■ **Exercise requirements**:
Write every line out verbatim and omit the pictures.

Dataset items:
********
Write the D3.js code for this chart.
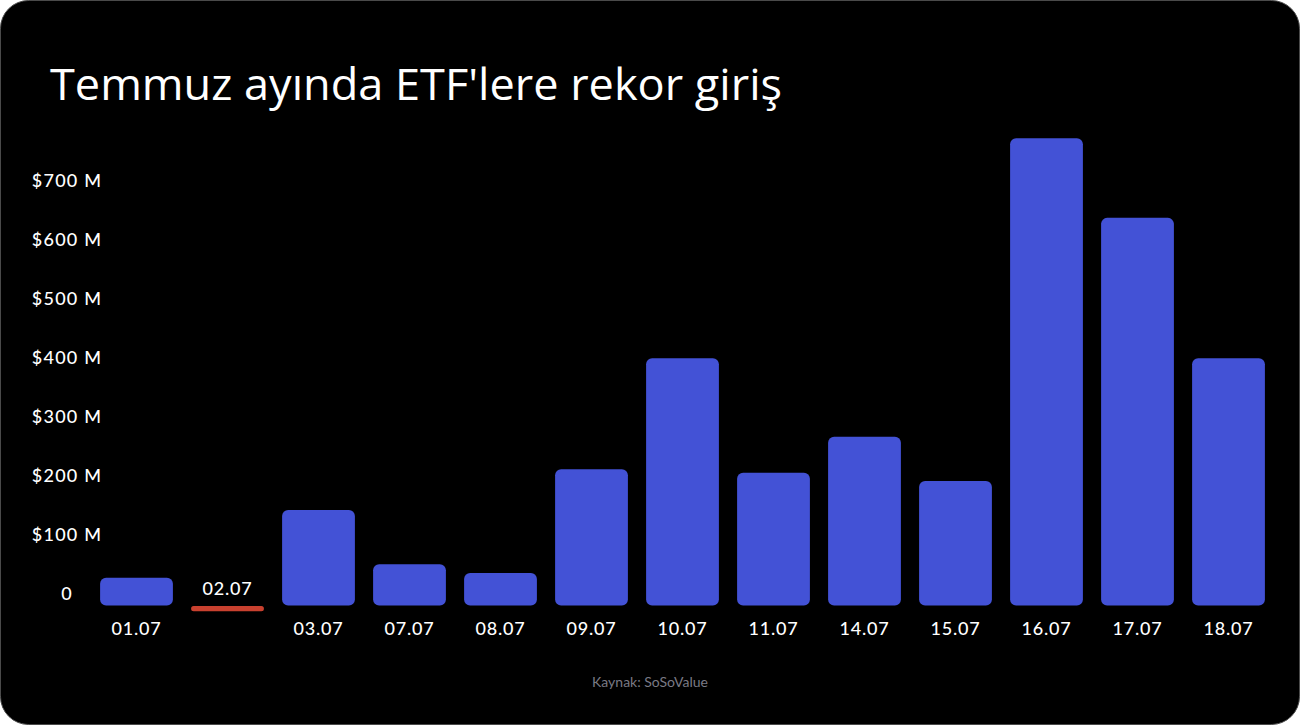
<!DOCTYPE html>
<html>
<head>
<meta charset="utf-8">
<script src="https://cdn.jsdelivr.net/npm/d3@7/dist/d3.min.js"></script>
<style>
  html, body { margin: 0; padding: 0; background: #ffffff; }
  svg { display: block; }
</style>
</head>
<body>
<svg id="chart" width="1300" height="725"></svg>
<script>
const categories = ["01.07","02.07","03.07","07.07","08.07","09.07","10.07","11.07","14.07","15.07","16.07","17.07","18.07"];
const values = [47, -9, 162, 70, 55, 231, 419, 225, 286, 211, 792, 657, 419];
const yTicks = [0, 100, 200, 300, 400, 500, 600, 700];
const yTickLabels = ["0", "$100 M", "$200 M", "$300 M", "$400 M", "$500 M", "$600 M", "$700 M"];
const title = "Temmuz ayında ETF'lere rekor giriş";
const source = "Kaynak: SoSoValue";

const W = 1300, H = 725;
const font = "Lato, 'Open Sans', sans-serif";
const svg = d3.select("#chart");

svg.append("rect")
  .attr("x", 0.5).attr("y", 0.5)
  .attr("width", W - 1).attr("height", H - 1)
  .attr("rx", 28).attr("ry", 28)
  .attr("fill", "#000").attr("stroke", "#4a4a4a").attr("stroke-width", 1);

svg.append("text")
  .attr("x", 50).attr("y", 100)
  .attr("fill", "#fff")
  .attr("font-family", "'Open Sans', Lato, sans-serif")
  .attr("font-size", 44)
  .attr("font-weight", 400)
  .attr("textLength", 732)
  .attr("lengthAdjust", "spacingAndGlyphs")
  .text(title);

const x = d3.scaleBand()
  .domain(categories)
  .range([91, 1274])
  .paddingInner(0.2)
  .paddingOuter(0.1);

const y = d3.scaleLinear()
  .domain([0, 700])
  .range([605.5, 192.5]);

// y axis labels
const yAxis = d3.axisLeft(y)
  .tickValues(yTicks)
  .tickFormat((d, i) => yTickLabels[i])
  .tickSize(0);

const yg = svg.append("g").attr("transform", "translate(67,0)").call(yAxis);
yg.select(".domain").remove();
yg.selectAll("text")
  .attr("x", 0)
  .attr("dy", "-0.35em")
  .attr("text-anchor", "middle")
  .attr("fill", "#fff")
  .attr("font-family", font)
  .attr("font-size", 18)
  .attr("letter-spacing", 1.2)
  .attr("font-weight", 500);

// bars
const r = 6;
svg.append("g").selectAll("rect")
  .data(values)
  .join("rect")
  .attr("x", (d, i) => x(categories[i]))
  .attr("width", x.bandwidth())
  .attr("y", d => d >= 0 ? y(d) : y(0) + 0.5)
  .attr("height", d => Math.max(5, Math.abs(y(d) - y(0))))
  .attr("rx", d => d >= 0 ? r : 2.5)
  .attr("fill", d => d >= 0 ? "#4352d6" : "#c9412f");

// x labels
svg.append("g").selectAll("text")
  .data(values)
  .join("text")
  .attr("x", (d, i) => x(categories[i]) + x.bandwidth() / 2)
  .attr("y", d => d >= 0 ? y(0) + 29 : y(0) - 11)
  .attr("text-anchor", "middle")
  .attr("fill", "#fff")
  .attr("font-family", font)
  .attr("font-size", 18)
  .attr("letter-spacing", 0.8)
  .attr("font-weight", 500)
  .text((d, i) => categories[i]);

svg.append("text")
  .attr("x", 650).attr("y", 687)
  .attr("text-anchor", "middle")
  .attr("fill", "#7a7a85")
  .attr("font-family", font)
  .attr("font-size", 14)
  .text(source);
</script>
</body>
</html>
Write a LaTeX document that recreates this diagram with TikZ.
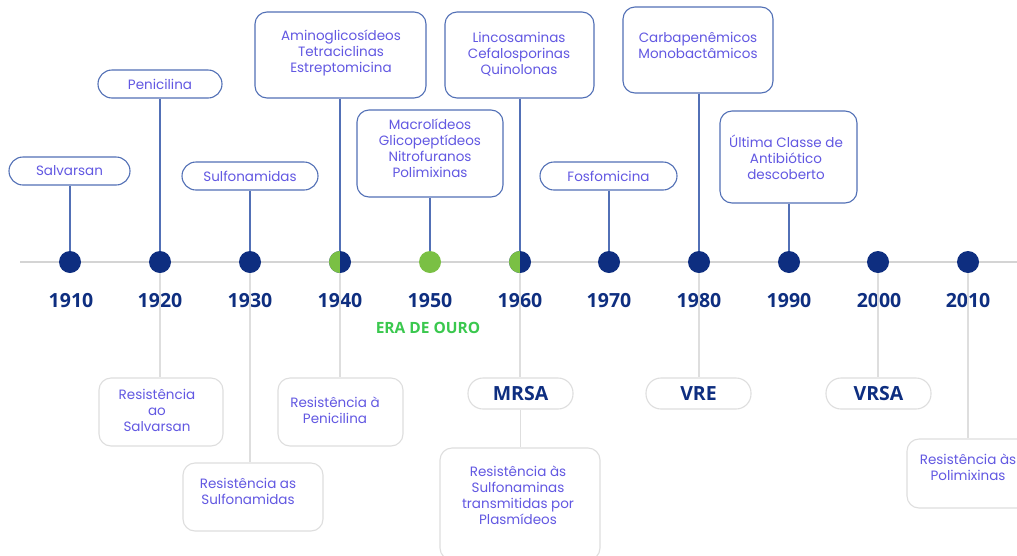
********
■ **Answer**:
Write the D3.js code for this chart.
<!DOCTYPE html>
<html>
<head>
<meta charset="utf-8">
<script src="https://cdn.jsdelivr.net/npm/d3@7/dist/d3.min.js"></script>
<style>
  html, body { margin: 0; padding: 0; background: #ffffff; }
  svg { display: block; }
</style>
</head>
<body>
<svg id="chart" width="1300" height="725"></svg>
<script>
const categories = ["01.07","02.07","03.07","07.07","08.07","09.07","10.07","11.07","14.07","15.07","16.07","17.07","18.07"];
const values = [47, -9, 162, 70, 55, 231, 419, 225, 286, 211, 792, 657, 419];
const yTicks = [0, 100, 200, 300, 400, 500, 600, 700];
const yTickLabels = ["0", "$100 M", "$200 M", "$300 M", "$400 M", "$500 M", "$600 M", "$700 M"];
const title = "Temmuz ayında ETF'lere rekor giriş";
const source = "Kaynak: SoSoValue";

const W = 1300, H = 725;
const font = "Lato, 'Open Sans', sans-serif";
const svg = d3.select("#chart");

svg.append("rect")
  .attr("x", 0.5).attr("y", 0.5)
  .attr("width", W - 1).attr("height", H - 1)
  .attr("rx", 28).attr("ry", 28)
  .attr("fill", "#000").attr("stroke", "#4a4a4a").attr("stroke-width", 1);

svg.append("text")
  .attr("x", 50).attr("y", 100)
  .attr("fill", "#fff")
  .attr("font-family", "'Open Sans', Lato, sans-serif")
  .attr("font-size", 44)
  .attr("font-weight", 400)
  .attr("textLength", 732)
  .attr("lengthAdjust", "spacingAndGlyphs")
  .text(title);

const x = d3.scaleBand()
  .domain(categories)
  .range([91, 1274])
  .paddingInner(0.2)
  .paddingOuter(0.1);

const y = d3.scaleLinear()
  .domain([0, 700])
  .range([605.5, 192.5]);

// y axis labels
const yAxis = d3.axisLeft(y)
  .tickValues(yTicks)
  .tickFormat((d, i) => yTickLabels[i])
  .tickSize(0);

const yg = svg.append("g").attr("transform", "translate(67,0)").call(yAxis);
yg.select(".domain").remove();
yg.selectAll("text")
  .attr("x", 0)
  .attr("dy", "-0.35em")
  .attr("text-anchor", "middle")
  .attr("fill", "#fff")
  .attr("font-family", font)
  .attr("font-size", 18)
  .attr("letter-spacing", 1.2)
  .attr("font-weight", 500);

// bars
const r = 6;
svg.append("g").selectAll("rect")
  .data(values)
  .join("rect")
  .attr("x", (d, i) => x(categories[i]))
  .attr("width", x.bandwidth())
  .attr("y", d => d >= 0 ? y(d) : y(0) + 0.5)
  .attr("height", d => Math.max(5, Math.abs(y(d) - y(0))))
  .attr("rx", d => d >= 0 ? r : 2.5)
  .attr("fill", d => d >= 0 ? "#4352d6" : "#c9412f");

// x labels
svg.append("g").selectAll("text")
  .data(values)
  .join("text")
  .attr("x", (d, i) => x(categories[i]) + x.bandwidth() / 2)
  .attr("y", d => d >= 0 ? y(0) + 29 : y(0) - 11)
  .attr("text-anchor", "middle")
  .attr("fill", "#fff")
  .attr("font-family", font)
  .attr("font-size", 18)
  .attr("letter-spacing", 0.8)
  .attr("font-weight", 500)
  .text((d, i) => categories[i]);

svg.append("text")
  .attr("x", 650).attr("y", 687)
  .attr("text-anchor", "middle")
  .attr("fill", "#7a7a85")
  .attr("font-family", font)
  .attr("font-size", 14)
  .text(source);
</script>
</body>
</html>
Write a LaTeX document that recreates this diagram with TikZ.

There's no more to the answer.